ISW continues to assess that Ukraine will need a substantial number of F-16 jets in order to field them at the scale necessary for Ukraine to succeed in integrating fixed wing aircraft into its wider air defense umbrella.
“Ukraine will also notably need to continue efforts to target Russian air defense assets within the Russian rear and in occupied Ukraine with Western-provided long-range weapons to enable its use of F-16 jets,” the report says.
According to experts, Russian milbloggers responded to the arrival of F-16s by trying to downplay their potential battlefield effects—directly undermining Russian information operations intended to frame the delivery of F-16s and other Western weapons systems as an uncrossable "red line."

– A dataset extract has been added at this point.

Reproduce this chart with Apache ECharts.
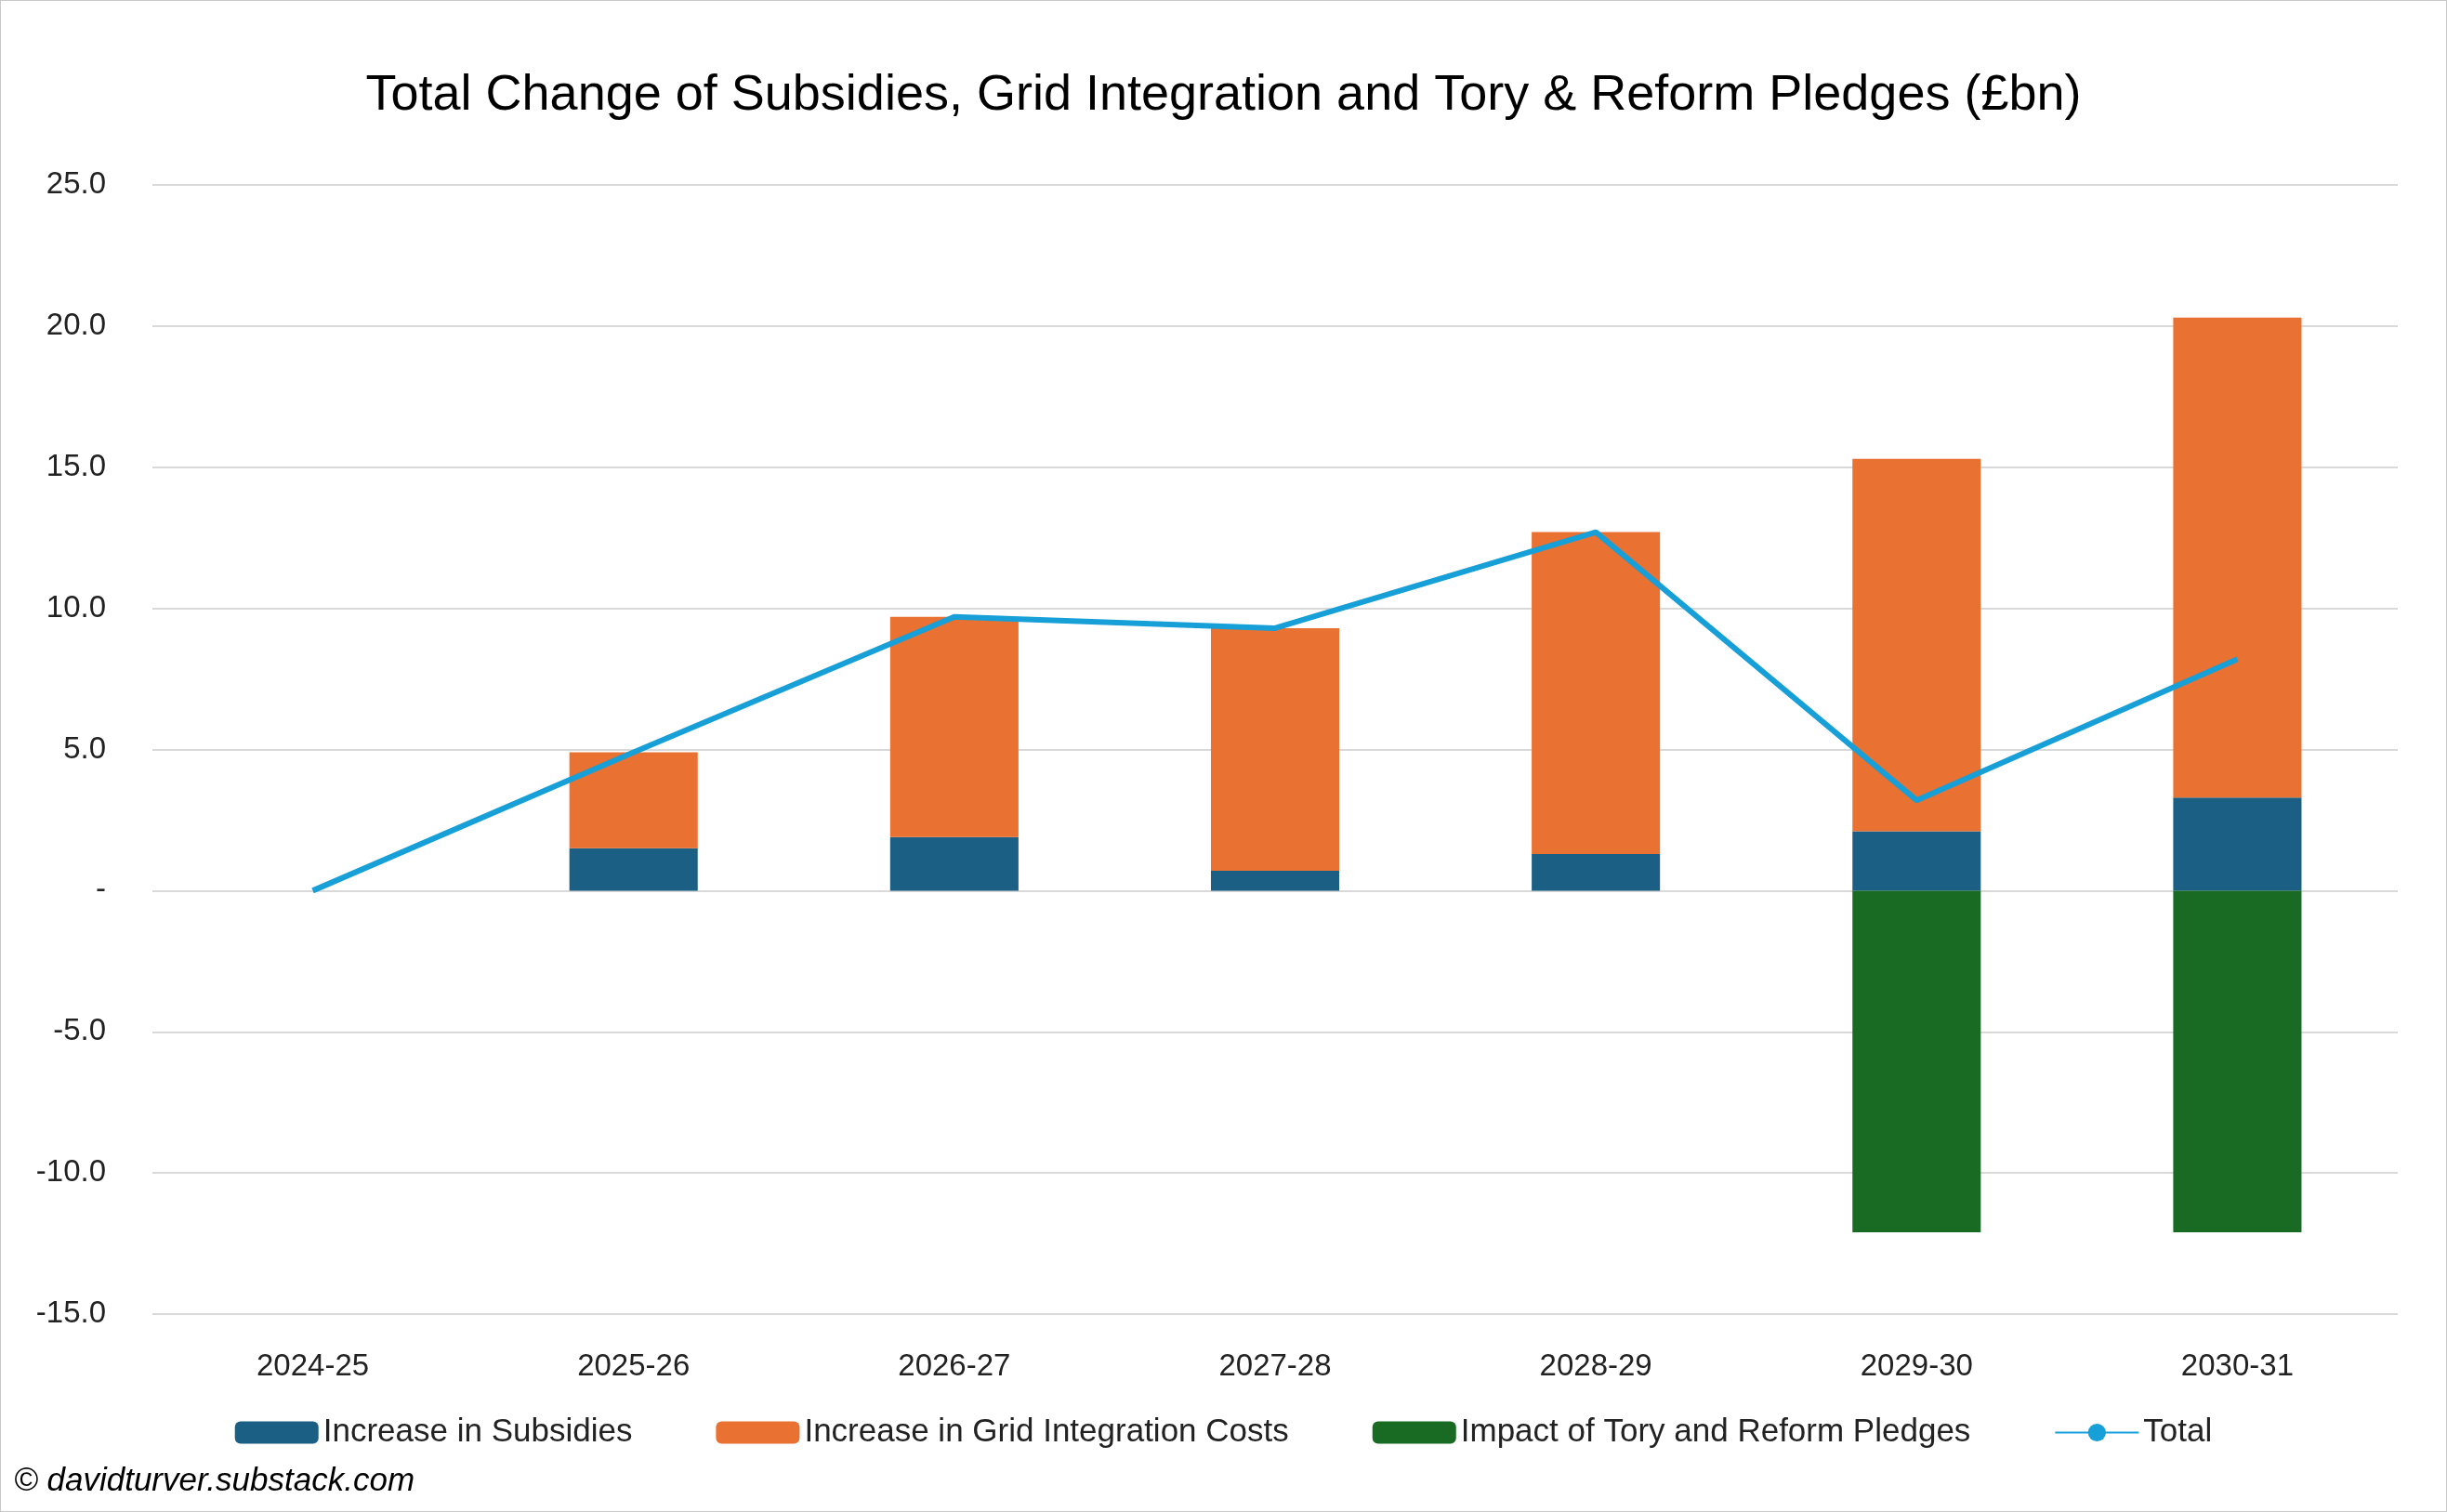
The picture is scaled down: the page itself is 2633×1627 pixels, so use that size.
<!DOCTYPE html>
<html>
<head>
<meta charset="utf-8">
<script src="https://cdn.jsdelivr.net/npm/echarts@6/dist/echarts.min.js"></script>
<style>
  html, body { margin: 0; padding: 0; background: #fff; }
  #main { width: 2631px; height: 1625px; border: 1px solid #c8c8c8; }
</style>
</head>
<body>
<div id="main"></div>
<script>
// 数据
var years = ['2024-25', '2025-26', '2026-27', '2027-28', '2028-29', '2029-30', '2030-31'];
var subsidies = [0, 1.5, 1.9, 0.7, 1.3, 2.1, 3.3];
var gridCosts = [0, 3.4, 7.8, 8.6, 11.4, 13.2, 17.0];
var pledges = [0, 0, 0, 0, 0, -12.1, -12.1];
var totals = [0, 4.9, 9.7, 9.3, 12.7, 3.2, 8.2];

var font = 'Liberation Sans';
var fmt = function (v) { return v === 0 ? '-' : v.toFixed(1); };

var chart = echarts.init(document.getElementById('main'));
chart.setOption({
  textStyle: { fontFamily: font },
  title: {
    text: 'Total Change of Subsidies, Grid Integration and Tory & Reform Pledges (£bn)',
    left: 'center', top: 70,
    textStyle: { fontSize: 54, fontWeight: 'normal', color: '#000', fontFamily: font }
  },
  legend: {
    bottom: 62, itemGap: 90, itemWidth: 90, itemHeight: 24,
    textStyle: { fontSize: 35, color: '#222' },
    data: ['Increase in Subsidies', 'Increase in Grid Integration Costs', 'Impact of Tory and Reform Pledges', 'Total']
  },
  graphic: [{
    type: 'text', left: 14, bottom: 14,
    style: { text: '© davidturver.substack.com', font: 'italic 35px ' + font, fill: '#000' }
  }],
  grid: { left: 163, right: 52, top: 198, bottom: 212 },
  xAxis: {
    type: 'category', data: years,
    axisLine: { show: false }, axisTick: { show: false },
    axisLabel: { fontSize: 33, color: '#222', margin: 40 }
  },
  yAxis: {
    type: 'value', min: -15, max: 25, interval: 5,
    axisLabel: { fontSize: 33, color: '#222', formatter: fmt, margin: 50 },
    splitLine: { lineStyle: { color: '#d9d9d9', width: 2 } }
  },
  series: [
    { name: 'Increase in Subsidies', type: 'bar', stack: 's', barWidth: '40%',
      itemStyle: { color: '#1b5f84' }, data: subsidies },
    { name: 'Increase in Grid Integration Costs', type: 'bar', stack: 's',
      itemStyle: { color: '#e97132' }, data: gridCosts },
    { name: 'Impact of Tory and Reform Pledges', type: 'bar', stack: 's',
      itemStyle: { color: '#196b24' }, data: pledges },
    { name: 'Total', type: 'line', symbol: 'none',
      lineStyle: { color: '#179fd8', width: 6 }, itemStyle: { color: '#179fd8' },
      data: totals.map(function (v, i) {
        var boxed = i >= 5;
        return { value: v, label: {
          show: true, position: 'top', distance: boxed ? 18 : 40,
          formatter: function (p) { return fmt(p.value); },
          fontSize: 33, color: '#111',
          backgroundColor: boxed ? '#fff' : 'transparent',
          padding: boxed ? [10, 14] : 0
        } };
      })
    }
  ]
});
</script>
</body>
</html>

Several Russian milbloggers claimed that Western and Ukrainian media are "overhyping" the arrival of F-16s in order to distract from battlefield failures, and many milbloggers turned to immediately discussing how Russian forces will begin targeting and destroying the aircraft.
Russian information space commentators and officials have frequently claimed that the delivery of Western weaponry to Ukraine constitutes a “red line”, that if crossed, will force Russia into an escalatory response
At the same time, Russia has repeatedly proven, however, that the invocation of supposed "red lines" is a reflexive control technique intended to force the West into self-deterring against providing Ukraine with additional military aid.
“Western and Ukrainian policies have crossed Russia's self-defined ‘red lines’ multiple times since the beginning of the war without drawing a significant Russian reaction, which Russian milblogger comments suggest will prove to be the case with Russia's response to F-16s,” the report says.
As reported, on August 4, on Ukraine's Air Force Day, President Volodymyr Zelensky presented F-16 fighter jets in Ukrainian skies, emphasizing the beginning of a new phase in the Air Force’s development.